Housakos’ describes the push back he received in the Senate for his Bombardier bucks audit as purely political: “I was fine to look federal dealings with the company from Prime Minister Stephen Harper’s government back to 2011, I supported their amendment…they still blocked it.”
“As far as I was concerned, I wanted to go back to 1986 when Bombardier was given the original handout from the then-Mulroney government, when they gave Canadair to Bombardier for a song and a dance.”
That year, Mulroney sold the failing Crown corporation to Bombardier for a purported $200 million eight months after selling de Havilland Aircraft of Canada Ltd. to Boeing Co. for $155 million.
“The government turned over a debt-free company to Bombardier with subsidies at the time, and the most valuable piece of real estate on the island of Montreal,” said Housakos. “So when you sit down and calculate the cost to taxpayers and the benefit to Bombardier, it’s astonishing.”

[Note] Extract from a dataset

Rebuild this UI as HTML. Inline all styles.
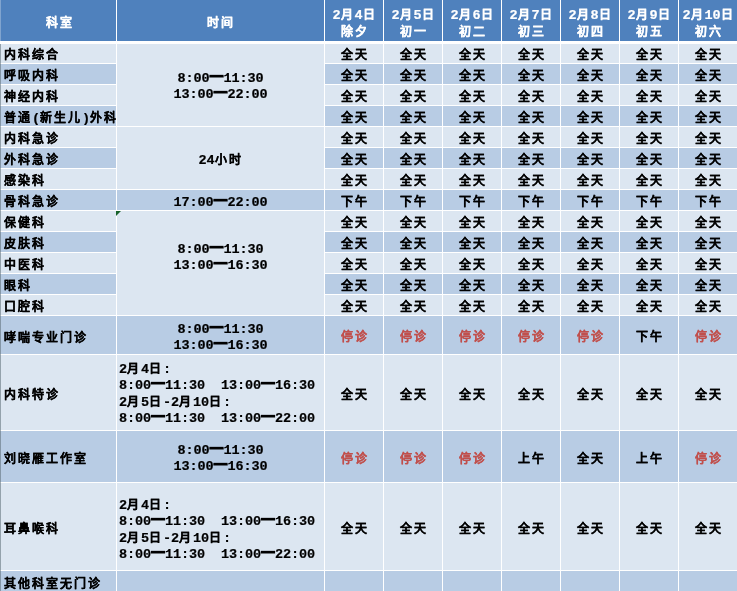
<!DOCTYPE html>
<html lang="zh-CN">
<head>
<meta charset="utf-8">
<title>春节门诊安排</title>
<style>
html,body{margin:0;padding:0;background:#fff;}
html{overflow:hidden;}
.w{position:absolute;left:0;top:0;width:737px;height:591px;overflow:hidden;contain:paint;}
body{position:relative;width:737px;height:591px;overflow:hidden;font-family:"Liberation Sans",sans-serif;}
table{-webkit-text-stroke:0.2px currentColor;will-change:transform;border-collapse:separate;border-spacing:1px;table-layout:fixed;width:739px;margin:-1px;font-weight:bold;font-size:12px;letter-spacing:2px;color:#000;line-height:16px;}
td,th{box-sizing:border-box;padding:0;margin:0;overflow:hidden;white-space:nowrap;text-align:center;vertical-align:top;}
th{background:#4f81bd;color:#fff;height:42px;border-bottom:1px solid #fff;font-weight:bold;line-height:17px;padding:7px 0 0 1px;}
th.h1{padding-top:15px;}
th.k{padding-left:4px;}
tr.r td{height:20px;padding-top:4px;}
tr.h38 td{height:38px;padding-top:14px;}
tr.h75 td{height:75px;padding-top:32px;}
tr.h51 td{height:51px;padding-top:20px;}
tr.h87 td{height:87px;padding-top:38px;}
.l{background:#dce6f1;}
.d{background:#b8cce4;}
td.n{text-align:left;padding-left:4px;}
td.v{padding-left:2px;}
tr td.t{line-height:16.4px;}
tr td.t4{padding-top:27px;}
tr td.t3{padding-top:25px;}
tr td.t1{padding-top:4px;line-height:16px;}
tr td.t5{padding-top:30px;}
tr.h38 td.v{padding-top:13px;}
tr.h38 td.t2{padding-top:5px;line-height:16px;}
tr.h51 td.t2{padding-top:11px;}
tr.h75 td.tl{padding-top:6px;}
tr.h87 td.tl{padding-top:14px;}
td.tl{text-align:left;padding-left:2px;}
.m{font-family:"Liberation Mono",monospace;font-size:13.5px;letter-spacing:-0.1px;line-height:0;}
.e{font-size:14px;letter-spacing:0;line-height:0;position:relative;top:-1px;text-shadow:0 -1px 0 currentColor;}
.x{color:#c0504d;}
tbody tr:first-child td{border-top:1px solid #fff;padding-top:3px;}
tbody tr:first-child td.t4{padding-top:26px;}
.g{position:absolute;left:116px;top:211px;width:0;height:0;border-top:5px solid #17622a;border-right:5px solid transparent;}
.s1{position:absolute;left:0;top:0;width:1px;height:41px;background:rgba(255,255,255,.28);}
.s2{position:absolute;left:0;top:44px;width:1px;height:547px;background:rgba(90,105,115,.55);}
tbody tr:last-child td{padding-top:6px;line-height:14px;}
</style>
</head>
<body>
<div class="w">
<table>
<colgroup><col style="width:116px"><col style="width:207px"><col style="width:58px"><col style="width:58px"><col style="width:58px"><col style="width:58px"><col style="width:58px"><col style="width:58px"><col style="width:58px"></colgroup>
<thead>
<tr><th class="h1 k">科室</th><th class="h1">时间</th><th><span class="m">2</span>月<span class="m">4</span>日<br>除夕</th><th><span class="m">2</span>月<span class="m">5</span>日<br>初一</th><th><span class="m">2</span>月<span class="m">6</span>日<br>初二</th><th><span class="m">2</span>月<span class="m">7</span>日<br>初三</th><th><span class="m">2</span>月<span class="m">8</span>日<br>初四</th><th><span class="m">2</span>月<span class="m">9</span>日<br>初五</th><th><span class="m">2</span>月<span class="m">10</span>日<br>初六</th></tr>
</thead>
<tbody>
<tr class="r"><td class="n l">内科综合</td><td class="t t4 l" rowspan="4"><span class="m">8:00</span><span class="e">—</span><span class="m">11:30</span><br><span class="m">13:00</span><span class="e">—</span><span class="m">22:00</span></td><td class="v l">全天</td><td class="v l">全天</td><td class="v l">全天</td><td class="v l">全天</td><td class="v l">全天</td><td class="v l">全天</td><td class="v l">全天</td></tr>
<tr class="r"><td class="n d">呼吸内科</td><td class="v d">全天</td><td class="v d">全天</td><td class="v d">全天</td><td class="v d">全天</td><td class="v d">全天</td><td class="v d">全天</td><td class="v d">全天</td></tr>
<tr class="r"><td class="n l">神经内科</td><td class="v l">全天</td><td class="v l">全天</td><td class="v l">全天</td><td class="v l">全天</td><td class="v l">全天</td><td class="v l">全天</td><td class="v l">全天</td></tr>
<tr class="r"><td class="n d">普通<span class="m">(</span>新生儿<span class="m">)</span>外科</td><td class="v d">全天</td><td class="v d">全天</td><td class="v d">全天</td><td class="v d">全天</td><td class="v d">全天</td><td class="v d">全天</td><td class="v d">全天</td></tr>
<tr class="r"><td class="n l">内科急诊</td><td class="t t3 l" rowspan="3"><span class="m">24</span>小时</td><td class="v l">全天</td><td class="v l">全天</td><td class="v l">全天</td><td class="v l">全天</td><td class="v l">全天</td><td class="v l">全天</td><td class="v l">全天</td></tr>
<tr class="r"><td class="n d">外科急诊</td><td class="v d">全天</td><td class="v d">全天</td><td class="v d">全天</td><td class="v d">全天</td><td class="v d">全天</td><td class="v d">全天</td><td class="v d">全天</td></tr>
<tr class="r"><td class="n l">感染科</td><td class="v l">全天</td><td class="v l">全天</td><td class="v l">全天</td><td class="v l">全天</td><td class="v l">全天</td><td class="v l">全天</td><td class="v l">全天</td></tr>
<tr class="r"><td class="n d">骨科急诊</td><td class="t t1 d"><span class="m">17:00</span><span class="e">—</span><span class="m">22:00</span></td><td class="v d">下午</td><td class="v d">下午</td><td class="v d">下午</td><td class="v d">下午</td><td class="v d">下午</td><td class="v d">下午</td><td class="v d">下午</td></tr>
<tr class="r"><td class="n l">保健科</td><td class="t t5 l" rowspan="5"><span class="m">8:00</span><span class="e">—</span><span class="m">11:30</span><br><span class="m">13:00</span><span class="e">—</span><span class="m">16:30</span></td><td class="v l">全天</td><td class="v l">全天</td><td class="v l">全天</td><td class="v l">全天</td><td class="v l">全天</td><td class="v l">全天</td><td class="v l">全天</td></tr>
<tr class="r"><td class="n d">皮肤科</td><td class="v d">全天</td><td class="v d">全天</td><td class="v d">全天</td><td class="v d">全天</td><td class="v d">全天</td><td class="v d">全天</td><td class="v d">全天</td></tr>
<tr class="r"><td class="n l">中医科</td><td class="v l">全天</td><td class="v l">全天</td><td class="v l">全天</td><td class="v l">全天</td><td class="v l">全天</td><td class="v l">全天</td><td class="v l">全天</td></tr>
<tr class="r"><td class="n d">眼科</td><td class="v d">全天</td><td class="v d">全天</td><td class="v d">全天</td><td class="v d">全天</td><td class="v d">全天</td><td class="v d">全天</td><td class="v d">全天</td></tr>
<tr class="r"><td class="n l">口腔科</td><td class="v l">全天</td><td class="v l">全天</td><td class="v l">全天</td><td class="v l">全天</td><td class="v l">全天</td><td class="v l">全天</td><td class="v l">全天</td></tr>
<tr class="h38"><td class="n d">哮喘专业门诊</td><td class="t t2 d"><span class="m">8:00</span><span class="e">—</span><span class="m">11:30</span><br><span class="m">13:00</span><span class="e">—</span><span class="m">16:30</span></td><td class="v d x">停诊</td><td class="v d x">停诊</td><td class="v d x">停诊</td><td class="v d x">停诊</td><td class="v d x">停诊</td><td class="v d">下午</td><td class="v d x">停诊</td></tr>
<tr class="h75"><td class="n l">内科特诊</td><td class="t tl l"><span class="m">2</span>月<span class="m">4</span>日<span class="m">:</span><br><span class="m">8:00</span><span class="e">—</span><span class="m">11:30&nbsp;&nbsp;13:00</span><span class="e">—</span><span class="m">16:30</span><br><span class="m">2</span>月<span class="m">5</span>日<span class="m">-2</span>月<span class="m">10</span>日<span class="m">:</span><br><span class="m">8:00</span><span class="e">—</span><span class="m">11:30&nbsp;&nbsp;13:00</span><span class="e">—</span><span class="m">22:00</span></td><td class="v l">全天</td><td class="v l">全天</td><td class="v l">全天</td><td class="v l">全天</td><td class="v l">全天</td><td class="v l">全天</td><td class="v l">全天</td></tr>
<tr class="h51"><td class="n d">刘晓雁工作室</td><td class="t t2 d"><span class="m">8:00</span><span class="e">—</span><span class="m">11:30</span><br><span class="m">13:00</span><span class="e">—</span><span class="m">16:30</span></td><td class="v d x">停诊</td><td class="v d x">停诊</td><td class="v d x">停诊</td><td class="v d">上午</td><td class="v d">全天</td><td class="v d">上午</td><td class="v d x">停诊</td></tr>
<tr class="h87"><td class="n l">耳鼻喉科</td><td class="t tl l"><span class="m">2</span>月<span class="m">4</span>日<span class="m">:</span><br><span class="m">8:00</span><span class="e">—</span><span class="m">11:30&nbsp;&nbsp;13:00</span><span class="e">—</span><span class="m">16:30</span><br><span class="m">2</span>月<span class="m">5</span>日<span class="m">-2</span>月<span class="m">10</span>日<span class="m">:</span><br><span class="m">8:00</span><span class="e">—</span><span class="m">11:30&nbsp;&nbsp;13:00</span><span class="e">—</span><span class="m">22:00</span></td><td class="v l">全天</td><td class="v l">全天</td><td class="v l">全天</td><td class="v l">全天</td><td class="v l">全天</td><td class="v l">全天</td><td class="v l">全天</td></tr>
<tr class="r"><td class="n d">其他科室无门诊</td><td class="d"></td><td class="d"></td><td class="d"></td><td class="d"></td><td class="d"></td><td class="d"></td><td class="d"></td><td class="d"></td></tr>
</tbody>
</table>
<div class="g"></div>
<div class="s1"></div>
<div class="s2"></div>
</div>
</body>
</html>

And while Bombardier more recently needed Airbus to push the C-Series across the proverbial finish line, the company “quietly” reached a settlement with Toronto Transit Commission in April over missing its delivery deadline to fulfill a $1 billion contract for new streetcars.
“Bombardier’s had some issues, even with the TTC over the last year or two in terms of deliveries and things like that. They need to up their game so to speak, if they’re going to compete,” said Lakehead’s Di Matteo.
“I’m an economist. The rule of any company is to make money. I’m not saying Bombardier should be making decisions based regional development or altruism…Having said that, a company that likes loans and subsidies, there are some obligations there. But it’s not up for Bombardier to enforce obligations, it’s up to the government to enforce those types of obligations.”